Ramsay’s portrait is the original portrait type on which many other images are based, and yet it as the dissemination of this portrait type in miniatures, medals and engravings that made it so recognisable.[3] One stupendous oil portrait does not rally supporters from behind the gates of a lofty palace. Indeed, Ramsay’s oil is now believed to have been commissioned by Charles (or a member of his inner circle) as a basis for an engraving by Robert Strange (1721-92) [Fig. 5]. Recent research has suggested that the engraving was commissioned by the Prince himself in Edinburgh in 1745, when he had decided to march on London.[4] It’s striking that in the headiest days of the uprising, in the midst of strategizing the coup that had been his life’s aim, Charles was also thinking about portraiture.

Fig. 5 Engraving of Prince Charles Edward Stuart; 1745; Sir Robert Strange – National Galleries of Scotland

Robert Strange (himself an ardent Jacobite supporter who fought at the Battle of Culloden) also designed banknotes in preparation for Charles’s victory and painted his portrait in miniature [Fig. 6]. Strange was appointed ‘Miniature Painter and Engraver’ to Prince Charles.

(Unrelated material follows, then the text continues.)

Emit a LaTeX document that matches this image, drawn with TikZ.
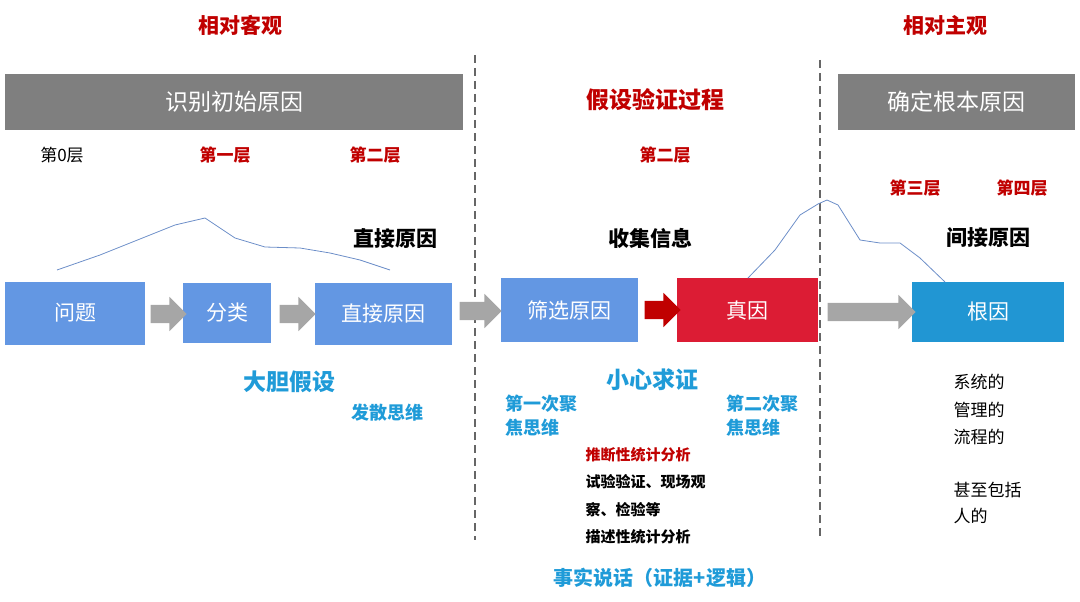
\documentclass[tikz,border=0pt]{standalone}
\usepackage{fontspec}
\setmainfont{Noto Sans CJK SC}
\usetikzlibrary{shapes.arrows}
\definecolor{boxblue}{HTML}{6397E3}
\definecolor{rootblue}{HTML}{2196D3}
\definecolor{truered}{HTML}{DC1C34}
\definecolor{hdrgray}{HTML}{7F7F7F}
\definecolor{txtred}{HTML}{C00000}
\definecolor{txtblue}{HTML}{1F9BD8}
\definecolor{curveblue}{HTML}{6C8EC8}
\tikzset{
  step/.style={fill=#1, text=white, font=\fontsize{21}{24}\selectfont, inner sep=0pt},
  hdr/.style={fill=hdrgray, text=white, font=\fontsize{23}{26}\selectfont, minimum height=55pt},
  blk/.style={single arrow, fill=#1, draw=none, inner xsep=0pt, inner ysep=9pt,
              single arrow head extend=8pt, single arrow head indent=0pt, single arrow tip angle=90},
  lbl/.style={font=\bfseries\fontsize{17}{20}\selectfont, text=#1},
  note/.style={font=\bfseries\fontsize{15}{18}\selectfont, anchor=west},
  sep/.style={draw=gray!80!black, line width=2.2pt, dash pattern=on 8pt off 5pt},
  ridge/.style={draw=curveblue, line width=0.8pt}
}
\begin{document}
\begin{tikzpicture}[x=1pt,y=-1pt]
\useasboundingbox (0,0) rectangle (1080,602);
% headers
\node[hdr, minimum width=458pt] (hobj) at (234,102) {识别初始原因};
\node[hdr, minimum width=237pt] (hsub) at (956,102) {确定根本原因};
\node[lbl=txtred, font=\bfseries\fontsize{23}{26}\selectfont] (hver) at (655,100) {假设验证过程};
\node[lbl=txtred, font=\bfseries\fontsize{21}{24}\selectfont] (tobj) at (240,25) {相对客观};
\node[lbl=txtred, font=\bfseries\fontsize{21}{24}\selectfont] (tsub) at (945,25) {相对主观};
% separators
\coordinate (s1a) at (475,55); \coordinate (s1b) at (475,540);
\coordinate (s2a) at (820,60); \coordinate (s2b) at (820,540);
\draw[sep] (s1a) -- (s1b);
\draw[sep] (s2a) -- (s2b);
% layers
\node[lbl=black, font=\fontsize{17}{20}\selectfont] (l0) at (62,155) {第0层};
\node[lbl=txtred] (l1) at (225,155) {第一层};
\node[lbl=txtred] (l2) at (375,155) {第二层};
\node[lbl=txtred] (l2b) at (665,155) {第二层};
\node[lbl=txtred] (l3) at (915,188) {第三层};
\node[lbl=txtred] (l4) at (1022,188) {第四层};
\node[lbl=black, font=\bfseries\fontsize{21}{24}\selectfont] (tdir) at (395,238) {直接原因};
\node[lbl=black, font=\bfseries\fontsize{21}{24}\selectfont] (tinfo) at (650,238) {收集信息};
\node[lbl=black, font=\bfseries\fontsize{21}{24}\selectfont] (tind) at (988,238) {间接原因};
% steps
\node[step=boxblue, minimum width=140pt, minimum height=63pt] (prob) at (75,313) {问题};
\node[step=boxblue, minimum width=88pt, minimum height=60pt] (cls) at (227,313) {分类};
\node[step=boxblue, minimum width=137pt, minimum height=62pt] (dir) at (383,314) {直接原因};
\node[step=boxblue, minimum width=137pt, minimum height=64pt] (scr) at (569,310) {筛选原因};
\node[step=truered, minimum width=141pt, minimum height=64pt] (true) at (747,310) {真因};
\node[step=rootblue, minimum width=152pt, minimum height=60pt] (root) at (988,312) {根因};
% block arrows
\node[blk=gray!70, minimum height=36pt] (a1) at (164,314) {};
\node[blk=gray!70, minimum height=36pt] (a2) at (293,314) {};
\node[blk=gray!70, minimum height=42pt] (a3) at (476,311) {};
\node[blk=txtred, minimum height=36pt] (a4) at (658,310) {};
\node[blk=gray!70, minimum height=88pt] (a5) at (867,312) {};
% ridges
\draw[ridge] (57,270) -- (100,255) -- (150,235) -- (175,225) -- (205,218) -- (235,238) -- (265,247)
  -- (300,248) -- (330,253) -- (360,260) -- (390,270);
\draw[ridge] (748,278) -- (775,250) -- (800,215) -- (818,204) -- (827,200) -- (838,205) -- (860,240)
  -- (880,243) -- (900,243) -- (920,258) -- (945,282);
% blue notes
\node[lbl=txtblue, font=\bfseries\fontsize{23}{26}\selectfont] (bold) at (289,382) {大胆假设};
\node[lbl=txtblue, font=\bfseries\fontsize{18}{21}\selectfont] (div) at (387,413) {发散思维};
\node[lbl=txtblue, font=\bfseries\fontsize{23}{26}\selectfont] (care) at (652,380) {小心求证};
\node[lbl=txtblue, font=\bfseries\fontsize{18}{24}\selectfont, align=left] (f1) at (541,416) {第一次聚\\焦思维};
\node[lbl=txtblue, font=\bfseries\fontsize{18}{24}\selectfont, align=left] (f2) at (762,416) {第二次聚\\焦思维};
\node[lbl=txtblue, font=\bfseries\fontsize{20}{23}\selectfont] (fact) at (660,578) {事实说话（证据+逻辑）};
% methods
\node[note, text=txtred] (m0) at (582,455) {推断性统计分析};
\node[note] (m1) at (582,482) {试验验证、现场观};
\node[note] (m2) at (582,510) {察、检验等};
\node[note] (m3) at (582,537) {描述性统计分析};
% root notes
\node[note, font=\fontsize{17}{20}\selectfont] (r1) at (950,382) {系统的};
\node[note, font=\fontsize{17}{20}\selectfont] (r2) at (950,410) {管理的};
\node[note, font=\fontsize{17}{20}\selectfont] (r3) at (950,437) {流程的};
\node[note, font=\fontsize{17}{20}\selectfont] (r4) at (950,490) {甚至包括};
\node[note, font=\fontsize{17}{20}\selectfont] (r5) at (950,516) {人的};
\end{tikzpicture}
\end{document}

In the same way as any monarch, Charles appointed an artist to produce miniatures he would present to his supporters.

Fig. 6 Prince Charles Edward Stuart; 1740s; Sir Robert Strange – previously with Philip Mould & Co.

Bonnie Prince Charlie’s supporters were often depicted holding a portrait miniature of him, illustrating their allegiance [Fig. 7]

Fig. 7

Portrait of a lady, believed to be Jenny (Jean) Cameron holding a miniature of Bonnie Prince Charlie in her right hand; Circle of Jeremiah Davison (c.1695-1745)

- Christie’s, 2000

Interestingly, where the oil portrait and engraving do not show Charles wearing Highland dress or an element of tartan, many miniatures and other small scale paintings do [Figs 8 & 9].[5] The Highland dress signified the Stuart claim and aligned Charles with the Scots on whose support his campaign entirely depended. While the engraving was commissioned in anticipation of Charles regaining the throne, whence it would be widely circulated across the whole of Britain, miniatures were more personal objects, exchanged and kept by Jacobite supporters.

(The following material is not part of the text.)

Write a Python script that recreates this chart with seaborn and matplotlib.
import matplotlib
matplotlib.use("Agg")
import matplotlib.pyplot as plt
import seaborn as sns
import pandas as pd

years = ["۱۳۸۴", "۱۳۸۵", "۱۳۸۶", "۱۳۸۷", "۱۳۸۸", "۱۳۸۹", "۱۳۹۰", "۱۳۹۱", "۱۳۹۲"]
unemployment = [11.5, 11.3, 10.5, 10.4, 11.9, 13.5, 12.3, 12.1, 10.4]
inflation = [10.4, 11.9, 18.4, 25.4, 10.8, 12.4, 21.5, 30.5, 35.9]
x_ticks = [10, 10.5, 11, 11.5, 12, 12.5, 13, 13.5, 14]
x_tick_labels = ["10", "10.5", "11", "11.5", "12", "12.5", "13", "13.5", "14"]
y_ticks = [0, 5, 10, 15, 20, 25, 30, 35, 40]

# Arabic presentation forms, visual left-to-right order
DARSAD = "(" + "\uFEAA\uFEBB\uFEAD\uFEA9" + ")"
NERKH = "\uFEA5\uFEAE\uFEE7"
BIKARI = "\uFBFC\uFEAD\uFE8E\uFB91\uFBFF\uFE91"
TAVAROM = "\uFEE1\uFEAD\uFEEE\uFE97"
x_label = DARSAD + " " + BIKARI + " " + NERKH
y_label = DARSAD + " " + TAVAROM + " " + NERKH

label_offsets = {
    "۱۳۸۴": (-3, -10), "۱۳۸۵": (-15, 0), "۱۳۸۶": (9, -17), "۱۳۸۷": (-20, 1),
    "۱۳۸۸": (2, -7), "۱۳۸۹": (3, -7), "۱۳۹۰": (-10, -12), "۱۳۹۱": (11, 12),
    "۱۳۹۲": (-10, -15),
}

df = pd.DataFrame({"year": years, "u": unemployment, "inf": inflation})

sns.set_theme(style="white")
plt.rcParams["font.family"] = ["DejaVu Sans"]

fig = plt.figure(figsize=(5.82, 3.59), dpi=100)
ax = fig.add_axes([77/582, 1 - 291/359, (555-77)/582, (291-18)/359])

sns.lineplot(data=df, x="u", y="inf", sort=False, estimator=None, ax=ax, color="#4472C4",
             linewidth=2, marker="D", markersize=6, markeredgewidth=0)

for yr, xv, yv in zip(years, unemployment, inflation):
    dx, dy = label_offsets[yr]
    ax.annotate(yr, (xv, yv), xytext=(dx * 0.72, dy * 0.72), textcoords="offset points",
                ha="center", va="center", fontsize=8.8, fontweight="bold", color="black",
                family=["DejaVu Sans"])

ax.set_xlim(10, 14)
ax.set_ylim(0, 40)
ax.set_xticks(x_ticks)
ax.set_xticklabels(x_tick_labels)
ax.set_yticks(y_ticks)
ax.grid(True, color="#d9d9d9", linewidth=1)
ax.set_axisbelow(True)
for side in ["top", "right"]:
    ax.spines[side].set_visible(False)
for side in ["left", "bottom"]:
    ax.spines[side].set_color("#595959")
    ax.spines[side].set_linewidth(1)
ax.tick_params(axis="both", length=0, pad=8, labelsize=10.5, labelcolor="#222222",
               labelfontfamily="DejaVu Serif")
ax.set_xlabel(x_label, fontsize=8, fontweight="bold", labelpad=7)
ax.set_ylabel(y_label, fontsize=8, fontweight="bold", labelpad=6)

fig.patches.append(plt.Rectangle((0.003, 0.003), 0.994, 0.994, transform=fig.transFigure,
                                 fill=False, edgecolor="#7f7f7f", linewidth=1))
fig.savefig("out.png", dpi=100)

Fig. 8 Portrait miniature of Prince Charles Edward Stuart; c.1745; attributed to Sir Robert Strange – Royal Collection Trust

Fig. 9 Portrait miniature of Prince Charles Edward Stuart, c.1745; after Sir Robert Strange – Royal Collection Trust

Being small and portable, miniatures were one of the ways supporters could display allegiance to one another. They were also easily hidden, which was vital as being found to be a Jacobite was a treasonable offence. It is for the same reason that Bonnie Prince Charlie’s portrait was sometimes disguised in an anamorphic image. One famous example being a drinks tray in the collection of the West Highland Museum, Scotland [Fig. 10].

Fig. 10 Drinks tray with an anamorphic portrait of Prince Charles Edward Stuart – West Highland Museum, Fort William

The most devotional of Jacobite portraits must be the miniatures set into jewellery [Fig. 11 and see also Victoria and Albert Museum 6-1899]. A portrait that is not only kept on your person at all times, but worn on the body, is significant of a fervent commitment to the cause.

Fig. 11 Ring with a portrait miniature of Prince Charles Edward Stuart; c. 1745; British School – Royal Collection Trust

Arguably the quality of the likeness deteriorates with portraits so small, but the aura of artworks such as this – held and worn by people from history who were perhaps willing to die for their beliefs – is quite something to behold. It’s an intimate quality almost unique to the portrait miniature and epitomised here.

Further Reading:

https://www.historyscotland.com/history/lost-portrait-of-bonnie-prince-charlie-on-display-at-fort-william-mus/

https://www.nationalgalleries.org/art-and-artists/features/jacobite-icon-allan-ramsay%E2%80%99s-portrait-prince-charles-edward-stuart

https://www.dundee.ac.uk/stories/bonnie-prince-charlie-recreation-shows-face-jacobite-rising

Other objects of interest:

https://www.rct.uk/collection/search#/68/collection/441923/thistle-badge

https://www.npg.org.uk/collections/search/portrait/mw191367/Flora-Macdonald-with-miniature-of-Prince-Charles-Edward-Stuart?LinkID=mp00842&wPage=1&role=sit&rNo=22

Footnotes:

[1] The Order of the Garter was the highest and oldest Order of Chivalry in Britain. Members include the monarch, senior royal family and 24 others chosen personally by the Sovereign.

[2] King James II & VII established the Order of the Thistle (reinstituting an ancient chivalric tradition) in 1687 - to reward Scottish peers who supported the king's political and religious aims. As his grandson, the ‘Old Pretender’ maintained the iconography and symbolism of the Order of the Thistle.

[3] During the infamous episode following Charles’s escape from Culloden, when he was spirited away by Flora MacDonald in disguise as a maidservant called Betty Burke, doubts about his disguise were founded not just on his stature but his distinct oval face – so recognisable from his well-known image.